最後に、これからMercuriaの一員として加わろうと考えているかたへのメッセージをお願いします。
【小山】現在約40名(単体:連結で約60名)で活動をしているMercuriaですが、大まかな階層構造は他社と変わりません。アソシエイト、VP、ディレクター、マネージングディレクター、ヘッドといった具合です。ただし「上を目指そうにも、ふさがっていて上がっていけない」というような実情は当社にはありません。評価については、投資実績はもちろん問いますが、プロセスのほうにもしっかり目を行き渡らせて、フェアにプロモートしている自負はあります。なにもタイトル面で上を目指すばかりが成長とは思っていませんが、とにかく成長意欲の強いかたを受け入れ、その志を行動と結果で示してもらえるだけの土壌は用意してある、という風に理解して欲しいですね。
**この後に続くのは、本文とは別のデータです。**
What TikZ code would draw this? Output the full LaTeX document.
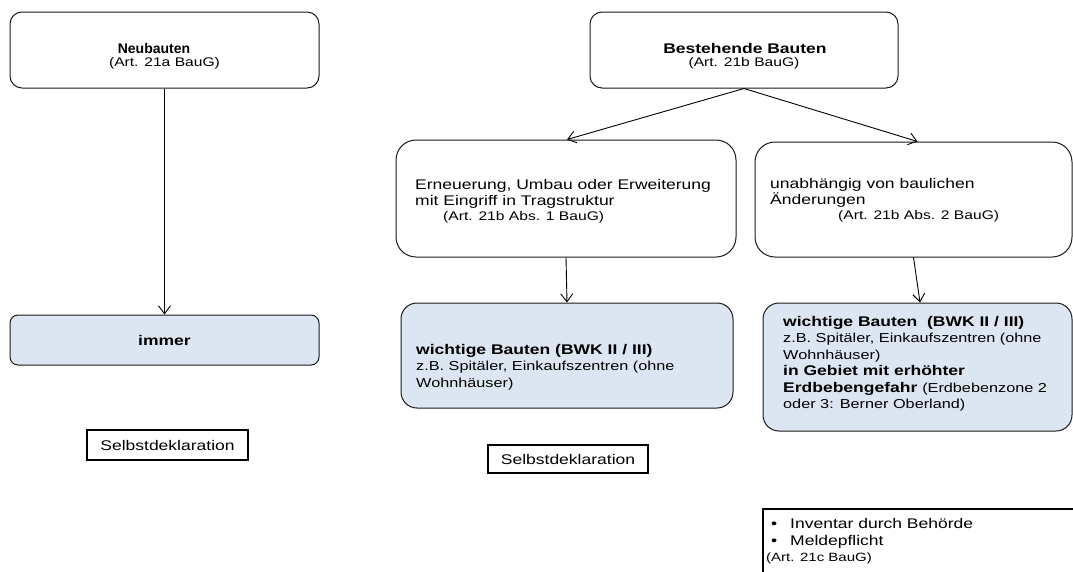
\documentclass[tikz,border=0pt]{standalone}
\usepackage{fontspec}
\setmainfont{Liberation Sans}[FakeStretch=1.25]
\usetikzlibrary{arrows.meta}
\definecolor{boxfill}{RGB}{220,230,242}
\definecolor{edge}{RGB}{25,25,25}
\newcommand\fa{\fontsize{14}{16.5}\selectfont}
\newcommand\fb{\fontsize{12.5}{14}\selectfont}
\newcommand\fc{\fontsize{13}{16}\selectfont}
\begin{document}
\begin{tikzpicture}[x=1pt,y=-1pt,
  box/.style={draw=edge, line width=1pt, inner sep=0pt},
  bluebox/.style={box, fill=boxfill},
  tagbox/.style={draw=black, line width=2.2pt, inner sep=0pt, font=\fa},
  txt/.style={inner sep=0pt, anchor=north west, align=left, font=\fa},
  ctxt/.style={inner sep=0pt, align=center, font=\fa},
  arr/.style={draw=black, line width=0.9pt, -{Straight Barb[length=8pt,width=12pt,line width=0.9pt]}}]
\useasboundingbox (0,0) rectangle (1073,571);
\clip (0,0) rectangle (1073,571);

% left column
\node[box, rounded corners=12pt, minimum width=309pt, minimum height=76pt] (neu) at (164.5,50) {};
\node[ctxt] (neut) at (154,48) {\scalebox{0.8}[1]{\textbf{Neubauten}}};
\node[ctxt, font=\fb] (neua) at (164.5,63) {(Art. 21a BauG)};
\node[bluebox, rounded corners=8pt, minimum width=309pt, minimum height=50pt] (immer) at (164.5,340) {};
\node[ctxt] (immert) at (164.5,340) {\textbf{immer}};
\node[tagbox, minimum width=161pt, minimum height=30pt] (sd1) at (167.5,445) {Selbstdeklaration};

% right part
\node[box, rounded corners=12pt, minimum width=308pt, minimum height=76pt] (best) at (744,50) {};
\node[ctxt] (bestt) at (745,48) {\textbf{Bestehende Bauten}};
\node[ctxt, font=\fb] (besta) at (744,63) {(Art. 21b BauG)};

\node[box, rounded corners=20pt, minimum width=340pt, minimum height=117pt] (ern) at (566,198.5) {};
\node[txt] (ernt) at (415,179) {Erneuerung, Umbau oder Erweiterung\\mit Eingriff in Tragstruktur\\[-1.5pt]\hspace*{28pt}{\fb (Art. 21b Abs. 1 BauG)}};

\node[box, rounded corners=20pt, minimum width=317pt, minimum height=115pt] (unab) at (913.5,199.5) {};
\node[txt] (unabt) at (770,178) {unabhängig von baulichen\\Änderungen\\[-1.5pt]\hspace*{68pt}{\fb (Art. 21b Abs. 2 BauG)}};

\node[bluebox, rounded corners=16pt, minimum width=332pt, minimum height=105pt] (wl) at (567,355.5) {};
\node[txt] (wlt) at (416,344) {\textbf{wichtige Bauten (BWK II / III)}\\{\fc z.B. Spitäler, Einkaufszentren (ohne}\\{\fc Wohnhäuser)}};

\node[bluebox, rounded corners=16pt, minimum width=309pt, minimum height=128pt] (wr) at (917.5,367) {};
\node[txt] (wrt) at (783,316) {\textbf{wichtige Bauten\ \ (BWK II / III)}\\{\fc z.B. Spitäler, Einkaufszentren (ohne}\\{\fc Wohnhäuser)}\\\textbf{in Gebiet mit erhöhter}\\\textbf{Erdbebengefahr} {\fc (Erdbebenzone 2}\\{\fc oder 3: Berner Oberland)}};

\node[tagbox, minimum width=160pt, minimum height=28pt] (sd2) at (568,459) {Selbstdeklaration};

\node[draw=black, line width=2.2pt, inner sep=0pt, minimum width=327pt, minimum height=81pt] (inv) at (926.5,549.5) {};
\node[txt] (invt) at (766,518.5) {\hspace*{5pt}\makebox[19pt][l]{•}Inventar durch Behörde\\\hspace*{5pt}\makebox[19pt][l]{•}Meldepflicht\\{\fontsize{12}{16}\selectfont (Art. 21c BauG)}};

% connectors
\draw[arr] (neu.south) -- (immer.north);
\draw[arr] (best.south) -- ([xshift=1pt]ern.north);
\draw[arr] (best.south) -- ([xshift=4pt]unab.north);
\draw[arr] (ern.south) -- (wl.north);
\draw[arr] (unab.south) -- ([xshift=2.5pt]wr.north);
\end{tikzpicture}
\end{document}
では、何をもって成長意欲や可能性を見るのかというと、私の場合は人間力重視です。金融関連の組織の中でも特にPEには、企業とのコミュニケーションの質や奥深さが問われます。事業、不動産、インフラなど様々な領域に関わるMercuriaでは、とりわけ暗黙知となっている領域にまで入り込んだコミュニケーションと関係性構築に左右されます。人としていかに魅力的であるか。その重要性を理解したうえで高めていこうとしている成長意欲の持ち主に、私は期待をします。今後、Mercuria自体が成長し、大きくなっていく過程においては多様性に富んだ集団にしていきたい、という希望も強く持っています。ただし、豊島が話したように「事業に寄り添い、あらゆるステークホルダーの幸せの最大化に尽くす」という点、そうしてこのPE業界はもちろん、この国の未来にも貢献したいと願う。その一点においては共有できている多様性集団になっていきたいと思うのです。ぜひ、こうした思いや考えに共感してくださるかたとお会いしたいと願っています。